Entertainment

'Mile 22' Takes A Cue From Real Secret Military Missions

by Danielle Burgos

In Mile 22, a top-secret, top-level CIA team known as Overwatch has to extract a defector carrying explosive information. The best way out? Straight through a grueling 22 miles of enemy terrain swarming with operatives who will do anything to stop them. Mark Wahlberg leads the team, which includes MMA fighter Ronda Rousey, as they veer through city streets, duck explosives, and avoid getting sniped by enemy fire. But is Mile 22 based on a true story? Overwatch refer to themselves as ghosts, the invisible hand of the CIA; even if they were directly based on a true story, it'd be their real-life counterparts' jobs to make sure none of us found out about it.

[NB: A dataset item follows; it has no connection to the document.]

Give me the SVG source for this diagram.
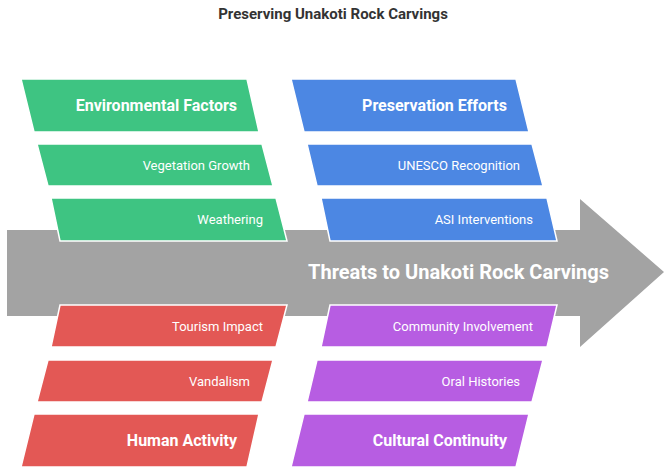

The movie, out Aug. 17, isn't the first time director Peter Berg's crossed Hollywood with military operations; previous films like Lone Survivor and Patriot's Day all heavily utilize real-life combat training and locations to ground the films in realism. Yes, even Battleship, the movie based on the Hasbro game where Rihanna shoots at aliens, was actually shot on the USS Missouri.

The Overwatch team was no different; in an interview with SlashFilm, star Lauren Cohan described extensively training with military men until it became ingrained habit. "We trained with honestly some of the best men that can train you at being really proficient with weapons...Pete [Berg, director] said, “You know, you’re not going to come away from this film able to look like you can play this character. You’re going to actually come away from this film with a new skill,” and that’s completely true, and it’s been just awesome. We’ve been through a Navy SEAL, CIA, Peter Berg boot camp," said Cohen.

Though Overwatch probably isn't an actual team within the CIA (the agency is so rife with redacted material, black ops and covert assignments that it's hard to discount anything completely), there are plenty of similar groups within the CIA that operate on a similar basis. As The Washington Post reports, The Global Response Staff was a post-9/11 team created to provide security and protection for CIA case officers when they meet up with assets — basically covering real-life, on-the-ground spy work, the guys who get James Bond's back.

Then there's the CIA Ground Branch. For such a calm name, Ground Branch employs third party soldiers of fortune, military contractors, and CIA employees to conduct "unconventional warfare", and lately have been on the ground in Afghanistan and Iraq. The group that most closely resembles Overwatch though is, of course, the one we know the least about. The Special Activities Division, specifically the Special Operations Group, is the CIA's covert paramilitary operations unit. According to American Special Ops, "They are one of America's most secretive and lowest profile special ops organizations", and take care of jobs the U.S. government would prefer not to be directly associated with.

A Global Security article from 2002 spells it out more clearly: "They don't play by the normal rules because they don't have to....The commandos' job is to gather intelligence, work as forward observers and perform covert operations that mainstream U.S. forces legally are not allowed to do or cannot do because of their more public, high-profile status."

Escorting a highly valuable asset through 22 blistering miles of enemy fire to reach a waiting plane with a 10-minute window for takeoff sounds like the kind of dangerous and demanding job that's right up SAD's alley. The Overwatch team in Mile 22 is the closest you'll likely come to ever seeing them in action.